* **What this task involves**
Search the material and gather each line with "that" in it.

-------- Provided records

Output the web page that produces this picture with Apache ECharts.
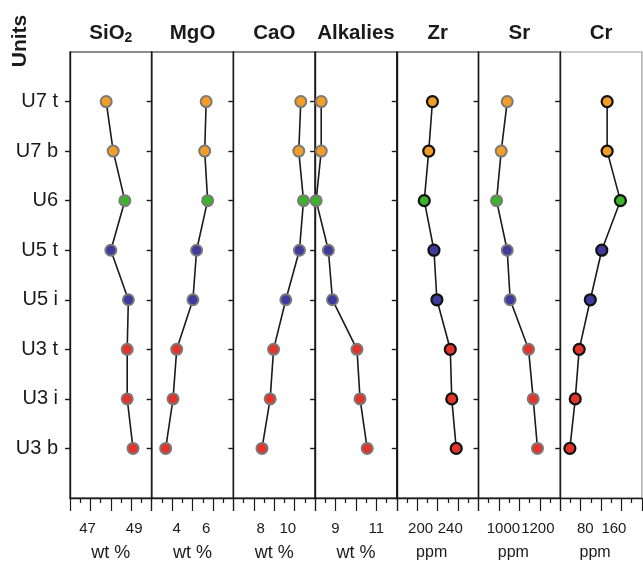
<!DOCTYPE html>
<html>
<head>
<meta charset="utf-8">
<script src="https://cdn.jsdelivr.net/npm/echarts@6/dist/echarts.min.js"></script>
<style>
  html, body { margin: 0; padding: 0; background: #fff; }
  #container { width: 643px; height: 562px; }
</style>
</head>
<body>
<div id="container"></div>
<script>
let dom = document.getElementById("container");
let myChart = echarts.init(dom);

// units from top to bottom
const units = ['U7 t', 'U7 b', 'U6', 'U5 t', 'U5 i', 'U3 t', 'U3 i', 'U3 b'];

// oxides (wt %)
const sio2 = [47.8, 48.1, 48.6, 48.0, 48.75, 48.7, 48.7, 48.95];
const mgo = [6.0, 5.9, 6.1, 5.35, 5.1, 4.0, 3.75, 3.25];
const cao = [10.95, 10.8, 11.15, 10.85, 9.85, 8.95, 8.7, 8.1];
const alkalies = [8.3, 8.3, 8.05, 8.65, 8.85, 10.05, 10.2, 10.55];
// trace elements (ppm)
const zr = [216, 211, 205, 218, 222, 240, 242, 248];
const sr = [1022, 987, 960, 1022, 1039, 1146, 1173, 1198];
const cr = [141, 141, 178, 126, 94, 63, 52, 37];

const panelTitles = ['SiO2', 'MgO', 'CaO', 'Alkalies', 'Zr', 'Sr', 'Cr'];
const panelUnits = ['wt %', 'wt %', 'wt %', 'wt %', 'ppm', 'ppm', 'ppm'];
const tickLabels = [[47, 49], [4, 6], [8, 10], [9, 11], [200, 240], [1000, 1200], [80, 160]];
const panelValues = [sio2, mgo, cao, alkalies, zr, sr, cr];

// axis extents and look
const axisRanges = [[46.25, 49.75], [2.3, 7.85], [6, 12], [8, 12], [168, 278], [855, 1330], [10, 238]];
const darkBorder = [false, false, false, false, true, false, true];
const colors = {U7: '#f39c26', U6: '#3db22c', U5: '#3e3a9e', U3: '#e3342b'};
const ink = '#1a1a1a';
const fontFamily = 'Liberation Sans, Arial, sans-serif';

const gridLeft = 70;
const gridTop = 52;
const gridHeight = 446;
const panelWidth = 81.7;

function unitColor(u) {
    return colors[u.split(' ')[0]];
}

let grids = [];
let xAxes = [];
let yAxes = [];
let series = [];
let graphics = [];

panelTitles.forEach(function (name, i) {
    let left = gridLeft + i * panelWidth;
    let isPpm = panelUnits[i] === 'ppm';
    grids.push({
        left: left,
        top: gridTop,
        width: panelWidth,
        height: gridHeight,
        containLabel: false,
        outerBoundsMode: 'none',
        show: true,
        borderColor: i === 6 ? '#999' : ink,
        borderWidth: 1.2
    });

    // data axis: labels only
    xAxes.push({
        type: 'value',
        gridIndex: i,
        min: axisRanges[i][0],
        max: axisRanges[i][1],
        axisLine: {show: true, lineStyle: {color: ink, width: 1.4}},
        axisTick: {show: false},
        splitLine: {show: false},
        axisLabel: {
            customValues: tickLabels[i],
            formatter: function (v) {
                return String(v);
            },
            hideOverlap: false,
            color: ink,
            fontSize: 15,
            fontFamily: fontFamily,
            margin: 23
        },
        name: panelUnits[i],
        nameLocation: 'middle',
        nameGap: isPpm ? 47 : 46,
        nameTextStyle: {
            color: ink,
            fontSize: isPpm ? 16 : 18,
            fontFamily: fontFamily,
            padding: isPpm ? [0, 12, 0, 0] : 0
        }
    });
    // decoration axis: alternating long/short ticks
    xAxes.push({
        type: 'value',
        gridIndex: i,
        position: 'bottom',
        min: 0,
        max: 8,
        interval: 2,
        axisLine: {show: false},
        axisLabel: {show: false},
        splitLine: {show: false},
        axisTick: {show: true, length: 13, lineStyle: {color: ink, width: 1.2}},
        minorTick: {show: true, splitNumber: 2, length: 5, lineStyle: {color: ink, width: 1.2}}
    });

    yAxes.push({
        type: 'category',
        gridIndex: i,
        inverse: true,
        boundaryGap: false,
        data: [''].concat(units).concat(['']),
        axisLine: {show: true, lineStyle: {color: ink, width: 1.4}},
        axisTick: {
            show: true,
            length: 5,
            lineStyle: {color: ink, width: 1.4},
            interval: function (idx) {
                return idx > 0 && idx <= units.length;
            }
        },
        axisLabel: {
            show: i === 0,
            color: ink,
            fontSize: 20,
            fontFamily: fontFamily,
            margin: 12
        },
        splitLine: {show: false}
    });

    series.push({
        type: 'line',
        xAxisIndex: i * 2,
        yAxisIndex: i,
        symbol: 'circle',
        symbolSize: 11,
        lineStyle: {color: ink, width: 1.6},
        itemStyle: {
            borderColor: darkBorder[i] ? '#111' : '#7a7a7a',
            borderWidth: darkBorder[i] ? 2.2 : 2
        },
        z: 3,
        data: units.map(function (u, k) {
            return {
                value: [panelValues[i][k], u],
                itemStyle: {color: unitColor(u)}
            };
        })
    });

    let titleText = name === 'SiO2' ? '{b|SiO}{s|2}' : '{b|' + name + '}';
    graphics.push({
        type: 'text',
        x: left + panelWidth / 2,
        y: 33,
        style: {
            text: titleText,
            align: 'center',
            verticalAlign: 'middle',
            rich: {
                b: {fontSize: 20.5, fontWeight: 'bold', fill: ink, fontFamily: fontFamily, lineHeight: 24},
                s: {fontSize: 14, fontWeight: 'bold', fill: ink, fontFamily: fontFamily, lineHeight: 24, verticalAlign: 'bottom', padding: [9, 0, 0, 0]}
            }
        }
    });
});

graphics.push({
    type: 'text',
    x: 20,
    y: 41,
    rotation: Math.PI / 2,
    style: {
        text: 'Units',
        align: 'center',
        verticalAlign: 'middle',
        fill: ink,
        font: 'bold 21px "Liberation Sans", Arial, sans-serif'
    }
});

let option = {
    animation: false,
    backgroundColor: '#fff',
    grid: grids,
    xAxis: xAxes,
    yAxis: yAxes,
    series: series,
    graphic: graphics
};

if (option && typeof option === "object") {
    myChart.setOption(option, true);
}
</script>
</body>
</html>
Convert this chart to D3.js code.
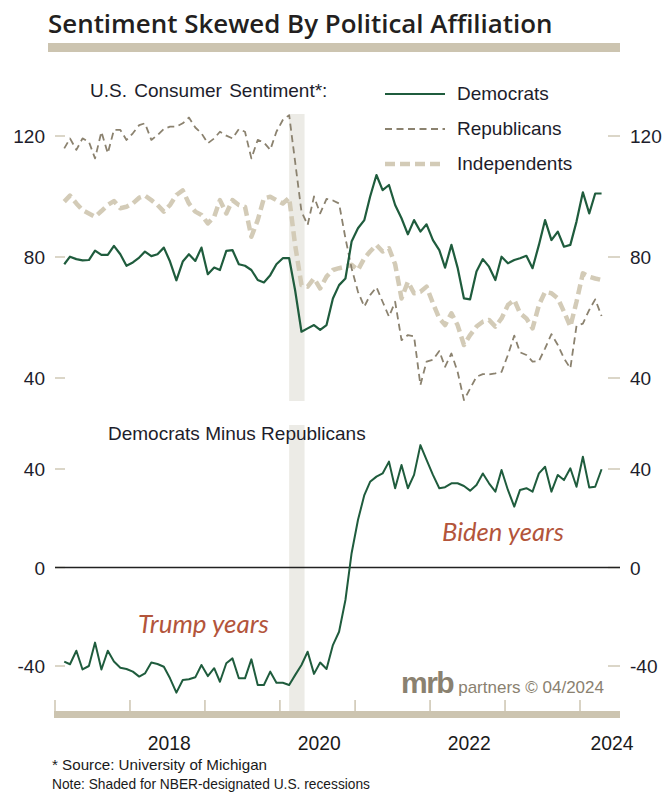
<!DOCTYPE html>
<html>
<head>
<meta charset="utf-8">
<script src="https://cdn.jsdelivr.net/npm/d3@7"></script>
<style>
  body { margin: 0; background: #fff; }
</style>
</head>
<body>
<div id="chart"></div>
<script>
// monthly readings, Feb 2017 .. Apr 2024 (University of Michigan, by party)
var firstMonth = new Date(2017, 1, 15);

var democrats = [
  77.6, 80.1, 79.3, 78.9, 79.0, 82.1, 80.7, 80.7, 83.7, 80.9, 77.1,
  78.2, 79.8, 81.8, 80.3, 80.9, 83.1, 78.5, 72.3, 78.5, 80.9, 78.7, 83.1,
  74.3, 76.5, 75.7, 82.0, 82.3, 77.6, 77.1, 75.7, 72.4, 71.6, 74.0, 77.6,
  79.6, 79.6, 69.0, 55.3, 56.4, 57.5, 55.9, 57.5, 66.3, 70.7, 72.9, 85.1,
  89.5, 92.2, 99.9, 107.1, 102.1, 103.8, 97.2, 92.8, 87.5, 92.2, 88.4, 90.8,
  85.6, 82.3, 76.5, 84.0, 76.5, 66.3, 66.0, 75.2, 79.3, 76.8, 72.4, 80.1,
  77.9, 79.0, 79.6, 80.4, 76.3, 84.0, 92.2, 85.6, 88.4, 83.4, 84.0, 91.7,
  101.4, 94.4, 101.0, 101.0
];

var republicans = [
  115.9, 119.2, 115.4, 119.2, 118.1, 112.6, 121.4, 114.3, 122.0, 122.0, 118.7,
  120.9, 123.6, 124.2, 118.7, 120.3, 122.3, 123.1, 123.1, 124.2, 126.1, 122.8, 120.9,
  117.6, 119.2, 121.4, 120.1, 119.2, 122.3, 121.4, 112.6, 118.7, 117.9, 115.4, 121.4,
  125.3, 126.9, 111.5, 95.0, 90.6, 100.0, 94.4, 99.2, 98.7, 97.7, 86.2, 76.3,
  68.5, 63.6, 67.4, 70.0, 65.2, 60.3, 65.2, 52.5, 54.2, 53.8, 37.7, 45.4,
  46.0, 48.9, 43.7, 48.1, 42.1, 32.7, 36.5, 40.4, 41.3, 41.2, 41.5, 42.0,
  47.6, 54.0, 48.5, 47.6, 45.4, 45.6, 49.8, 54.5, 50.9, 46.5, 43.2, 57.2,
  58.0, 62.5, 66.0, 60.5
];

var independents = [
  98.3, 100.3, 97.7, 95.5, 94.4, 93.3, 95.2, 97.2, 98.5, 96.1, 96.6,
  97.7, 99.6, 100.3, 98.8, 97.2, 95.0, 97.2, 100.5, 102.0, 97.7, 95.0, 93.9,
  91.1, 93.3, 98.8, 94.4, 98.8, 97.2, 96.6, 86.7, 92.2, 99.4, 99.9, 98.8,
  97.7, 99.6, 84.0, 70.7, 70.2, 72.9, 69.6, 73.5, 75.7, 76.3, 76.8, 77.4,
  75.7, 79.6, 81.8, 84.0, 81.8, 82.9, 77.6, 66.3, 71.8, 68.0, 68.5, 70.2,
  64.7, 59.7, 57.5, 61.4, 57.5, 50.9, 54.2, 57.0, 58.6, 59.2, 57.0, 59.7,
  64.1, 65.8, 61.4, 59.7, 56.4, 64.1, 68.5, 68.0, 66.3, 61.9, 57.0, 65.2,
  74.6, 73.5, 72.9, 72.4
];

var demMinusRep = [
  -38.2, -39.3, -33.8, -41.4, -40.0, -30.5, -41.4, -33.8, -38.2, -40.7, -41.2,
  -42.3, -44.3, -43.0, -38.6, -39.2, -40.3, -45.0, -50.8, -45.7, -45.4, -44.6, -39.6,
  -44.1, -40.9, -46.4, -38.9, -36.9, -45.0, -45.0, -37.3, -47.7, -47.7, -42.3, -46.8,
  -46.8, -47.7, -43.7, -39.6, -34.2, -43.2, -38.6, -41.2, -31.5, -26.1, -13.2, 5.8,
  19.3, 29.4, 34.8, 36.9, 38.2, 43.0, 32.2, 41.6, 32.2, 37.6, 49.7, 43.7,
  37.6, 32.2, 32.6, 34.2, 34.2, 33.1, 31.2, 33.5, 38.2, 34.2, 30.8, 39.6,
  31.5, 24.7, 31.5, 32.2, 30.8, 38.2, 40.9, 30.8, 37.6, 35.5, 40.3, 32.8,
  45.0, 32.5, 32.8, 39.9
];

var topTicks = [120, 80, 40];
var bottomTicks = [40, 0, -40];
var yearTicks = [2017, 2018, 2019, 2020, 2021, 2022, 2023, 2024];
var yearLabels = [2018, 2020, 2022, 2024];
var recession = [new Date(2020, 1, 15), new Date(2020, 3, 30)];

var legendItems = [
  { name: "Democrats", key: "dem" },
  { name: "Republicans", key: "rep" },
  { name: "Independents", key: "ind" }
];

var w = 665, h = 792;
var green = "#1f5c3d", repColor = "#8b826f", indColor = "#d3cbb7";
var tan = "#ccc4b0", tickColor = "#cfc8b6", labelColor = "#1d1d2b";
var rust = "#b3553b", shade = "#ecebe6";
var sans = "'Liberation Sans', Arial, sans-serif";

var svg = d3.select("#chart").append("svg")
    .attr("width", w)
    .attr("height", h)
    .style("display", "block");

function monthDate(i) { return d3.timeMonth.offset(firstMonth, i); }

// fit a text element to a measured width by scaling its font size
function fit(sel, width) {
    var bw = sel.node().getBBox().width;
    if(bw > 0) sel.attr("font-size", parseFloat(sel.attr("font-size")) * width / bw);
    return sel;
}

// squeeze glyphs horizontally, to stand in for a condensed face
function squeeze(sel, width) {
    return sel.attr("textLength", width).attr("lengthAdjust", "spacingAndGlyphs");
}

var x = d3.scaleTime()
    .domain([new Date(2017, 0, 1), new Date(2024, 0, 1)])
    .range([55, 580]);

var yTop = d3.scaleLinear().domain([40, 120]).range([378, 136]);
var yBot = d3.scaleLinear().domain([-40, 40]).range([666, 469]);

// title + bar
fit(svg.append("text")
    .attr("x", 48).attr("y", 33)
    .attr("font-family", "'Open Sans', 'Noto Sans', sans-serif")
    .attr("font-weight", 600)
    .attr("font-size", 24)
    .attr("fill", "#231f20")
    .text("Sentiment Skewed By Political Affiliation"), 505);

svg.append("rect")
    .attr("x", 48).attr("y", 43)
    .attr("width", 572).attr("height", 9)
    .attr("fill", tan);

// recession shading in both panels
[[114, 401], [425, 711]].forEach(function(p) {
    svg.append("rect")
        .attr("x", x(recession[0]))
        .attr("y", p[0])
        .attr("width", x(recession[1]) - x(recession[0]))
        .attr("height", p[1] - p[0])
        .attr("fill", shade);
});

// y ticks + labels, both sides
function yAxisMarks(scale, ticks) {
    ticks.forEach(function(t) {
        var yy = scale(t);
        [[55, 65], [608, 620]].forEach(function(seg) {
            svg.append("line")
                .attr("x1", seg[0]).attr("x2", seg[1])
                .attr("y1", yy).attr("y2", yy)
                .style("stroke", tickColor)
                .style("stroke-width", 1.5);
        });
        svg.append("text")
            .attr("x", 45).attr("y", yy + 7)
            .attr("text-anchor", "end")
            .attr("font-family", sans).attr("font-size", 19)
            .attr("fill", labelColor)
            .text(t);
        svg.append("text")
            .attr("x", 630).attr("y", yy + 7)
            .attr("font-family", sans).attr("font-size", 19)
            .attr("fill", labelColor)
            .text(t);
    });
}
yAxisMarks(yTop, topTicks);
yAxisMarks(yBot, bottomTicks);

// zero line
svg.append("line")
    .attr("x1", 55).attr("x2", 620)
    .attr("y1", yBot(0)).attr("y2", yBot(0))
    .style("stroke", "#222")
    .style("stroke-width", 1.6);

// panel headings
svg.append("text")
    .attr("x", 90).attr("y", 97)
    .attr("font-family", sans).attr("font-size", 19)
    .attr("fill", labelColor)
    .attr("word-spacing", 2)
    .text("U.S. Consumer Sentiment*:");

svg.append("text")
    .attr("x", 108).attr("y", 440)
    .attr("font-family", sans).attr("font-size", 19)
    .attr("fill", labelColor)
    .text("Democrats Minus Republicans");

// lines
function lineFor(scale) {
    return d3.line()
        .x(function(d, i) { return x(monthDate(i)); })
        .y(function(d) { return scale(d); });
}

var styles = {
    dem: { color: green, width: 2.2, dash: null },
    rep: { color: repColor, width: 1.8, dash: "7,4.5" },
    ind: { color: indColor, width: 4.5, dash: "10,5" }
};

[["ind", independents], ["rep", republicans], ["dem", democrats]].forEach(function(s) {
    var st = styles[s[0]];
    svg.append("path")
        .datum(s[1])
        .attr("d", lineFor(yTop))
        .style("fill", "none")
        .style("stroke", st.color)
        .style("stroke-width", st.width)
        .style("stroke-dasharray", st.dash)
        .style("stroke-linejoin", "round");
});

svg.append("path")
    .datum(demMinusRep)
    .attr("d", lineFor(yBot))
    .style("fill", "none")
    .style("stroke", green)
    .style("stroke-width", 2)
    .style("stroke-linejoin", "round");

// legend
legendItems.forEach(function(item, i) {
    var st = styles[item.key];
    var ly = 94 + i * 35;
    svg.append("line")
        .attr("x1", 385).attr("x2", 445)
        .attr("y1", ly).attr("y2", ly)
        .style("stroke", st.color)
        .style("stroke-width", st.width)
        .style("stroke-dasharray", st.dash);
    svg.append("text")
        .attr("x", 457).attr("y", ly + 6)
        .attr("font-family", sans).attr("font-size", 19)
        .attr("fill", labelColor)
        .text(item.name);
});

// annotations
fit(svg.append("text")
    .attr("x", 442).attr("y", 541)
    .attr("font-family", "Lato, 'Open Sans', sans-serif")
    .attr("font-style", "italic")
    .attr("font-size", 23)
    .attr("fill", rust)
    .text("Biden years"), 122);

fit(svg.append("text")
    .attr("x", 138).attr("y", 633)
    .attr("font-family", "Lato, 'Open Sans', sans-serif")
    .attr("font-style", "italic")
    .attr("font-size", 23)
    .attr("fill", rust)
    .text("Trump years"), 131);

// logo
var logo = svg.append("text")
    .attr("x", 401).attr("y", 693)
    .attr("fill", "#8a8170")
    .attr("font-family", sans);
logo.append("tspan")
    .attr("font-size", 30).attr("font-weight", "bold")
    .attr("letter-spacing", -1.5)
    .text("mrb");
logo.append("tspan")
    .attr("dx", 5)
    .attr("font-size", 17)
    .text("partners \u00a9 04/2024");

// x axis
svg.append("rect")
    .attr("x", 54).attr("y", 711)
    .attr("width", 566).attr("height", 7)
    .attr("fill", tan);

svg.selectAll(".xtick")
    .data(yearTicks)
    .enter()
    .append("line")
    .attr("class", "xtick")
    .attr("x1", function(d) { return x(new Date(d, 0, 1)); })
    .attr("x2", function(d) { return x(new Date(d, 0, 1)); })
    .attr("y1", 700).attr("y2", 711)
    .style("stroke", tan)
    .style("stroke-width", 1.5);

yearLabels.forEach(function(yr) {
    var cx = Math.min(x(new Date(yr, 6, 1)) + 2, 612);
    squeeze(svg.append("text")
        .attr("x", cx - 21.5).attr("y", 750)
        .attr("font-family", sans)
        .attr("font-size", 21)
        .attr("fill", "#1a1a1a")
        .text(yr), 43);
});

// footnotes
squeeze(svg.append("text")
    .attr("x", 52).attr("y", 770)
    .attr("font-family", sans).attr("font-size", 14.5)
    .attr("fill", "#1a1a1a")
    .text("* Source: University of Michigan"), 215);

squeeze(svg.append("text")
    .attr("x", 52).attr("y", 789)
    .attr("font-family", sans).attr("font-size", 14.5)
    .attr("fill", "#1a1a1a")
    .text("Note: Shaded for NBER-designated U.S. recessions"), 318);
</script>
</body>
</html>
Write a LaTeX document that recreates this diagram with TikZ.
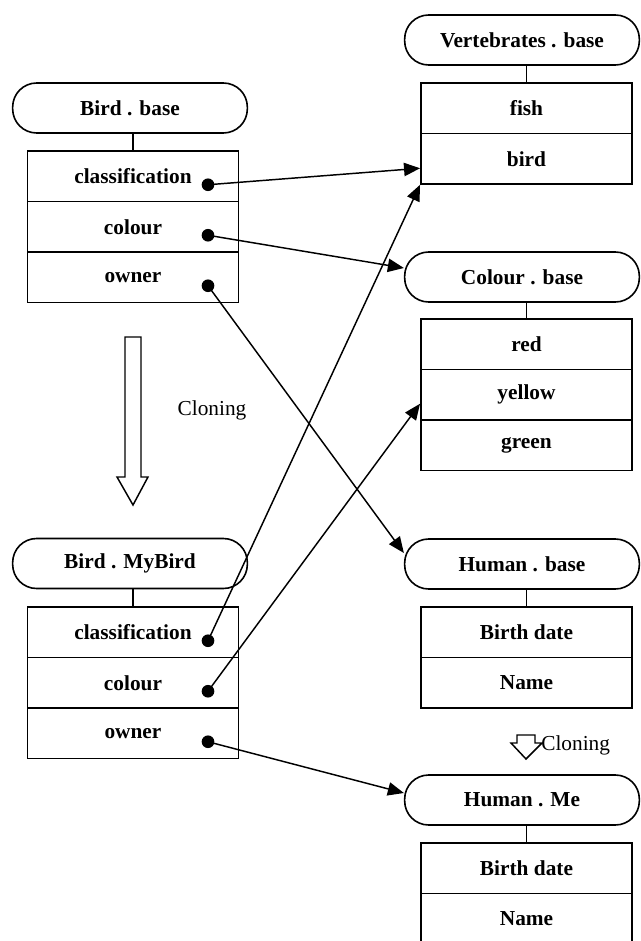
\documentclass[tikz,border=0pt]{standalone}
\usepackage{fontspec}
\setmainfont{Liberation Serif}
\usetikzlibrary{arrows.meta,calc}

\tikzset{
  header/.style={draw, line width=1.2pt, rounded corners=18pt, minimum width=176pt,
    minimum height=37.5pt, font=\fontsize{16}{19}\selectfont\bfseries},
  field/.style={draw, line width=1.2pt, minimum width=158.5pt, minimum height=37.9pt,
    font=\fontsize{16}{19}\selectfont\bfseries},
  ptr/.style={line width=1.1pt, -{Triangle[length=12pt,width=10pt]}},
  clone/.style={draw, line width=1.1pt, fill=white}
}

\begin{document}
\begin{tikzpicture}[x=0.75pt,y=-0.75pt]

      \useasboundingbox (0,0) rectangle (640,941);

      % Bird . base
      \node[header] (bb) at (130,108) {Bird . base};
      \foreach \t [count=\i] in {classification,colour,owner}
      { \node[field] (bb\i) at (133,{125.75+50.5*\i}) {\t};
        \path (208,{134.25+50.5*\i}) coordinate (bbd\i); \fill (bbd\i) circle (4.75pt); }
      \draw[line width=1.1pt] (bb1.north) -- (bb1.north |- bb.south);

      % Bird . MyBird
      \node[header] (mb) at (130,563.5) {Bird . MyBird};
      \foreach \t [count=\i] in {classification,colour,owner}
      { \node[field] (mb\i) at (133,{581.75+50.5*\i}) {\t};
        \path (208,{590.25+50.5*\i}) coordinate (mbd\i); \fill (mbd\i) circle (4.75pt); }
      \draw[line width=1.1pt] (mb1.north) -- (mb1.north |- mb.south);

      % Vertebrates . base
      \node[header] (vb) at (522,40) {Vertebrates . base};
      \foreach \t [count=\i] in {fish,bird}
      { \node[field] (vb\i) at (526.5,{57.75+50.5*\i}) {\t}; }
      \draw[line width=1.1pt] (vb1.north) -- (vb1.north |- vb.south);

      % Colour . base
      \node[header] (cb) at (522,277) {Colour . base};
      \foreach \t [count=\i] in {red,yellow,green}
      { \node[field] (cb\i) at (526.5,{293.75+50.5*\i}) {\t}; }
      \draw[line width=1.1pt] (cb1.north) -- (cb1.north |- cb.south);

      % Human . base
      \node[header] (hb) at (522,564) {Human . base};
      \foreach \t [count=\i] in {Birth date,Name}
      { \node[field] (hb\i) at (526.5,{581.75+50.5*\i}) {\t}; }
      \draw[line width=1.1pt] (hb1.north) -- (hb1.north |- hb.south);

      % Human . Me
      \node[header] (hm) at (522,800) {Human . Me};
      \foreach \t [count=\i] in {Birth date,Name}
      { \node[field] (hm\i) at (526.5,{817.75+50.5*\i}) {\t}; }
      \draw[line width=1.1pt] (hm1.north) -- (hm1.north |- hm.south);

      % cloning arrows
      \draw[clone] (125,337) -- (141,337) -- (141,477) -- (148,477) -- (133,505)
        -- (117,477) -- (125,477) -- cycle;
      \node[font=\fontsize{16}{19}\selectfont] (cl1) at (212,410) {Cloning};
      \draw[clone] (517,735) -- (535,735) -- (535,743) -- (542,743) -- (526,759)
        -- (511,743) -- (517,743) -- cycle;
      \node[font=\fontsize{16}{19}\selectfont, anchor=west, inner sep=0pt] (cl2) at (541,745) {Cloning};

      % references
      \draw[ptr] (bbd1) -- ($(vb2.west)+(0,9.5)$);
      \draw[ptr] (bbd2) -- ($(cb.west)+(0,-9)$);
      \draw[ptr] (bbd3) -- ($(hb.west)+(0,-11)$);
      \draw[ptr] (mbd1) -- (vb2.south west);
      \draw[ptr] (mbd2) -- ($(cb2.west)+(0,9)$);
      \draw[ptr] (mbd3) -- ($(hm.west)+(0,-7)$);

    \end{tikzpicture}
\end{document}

----------------

* **The completed task**
Output the web page that produces this picture with Apache ECharts.
Write a LaTeX document that recreates this diagram with TikZ.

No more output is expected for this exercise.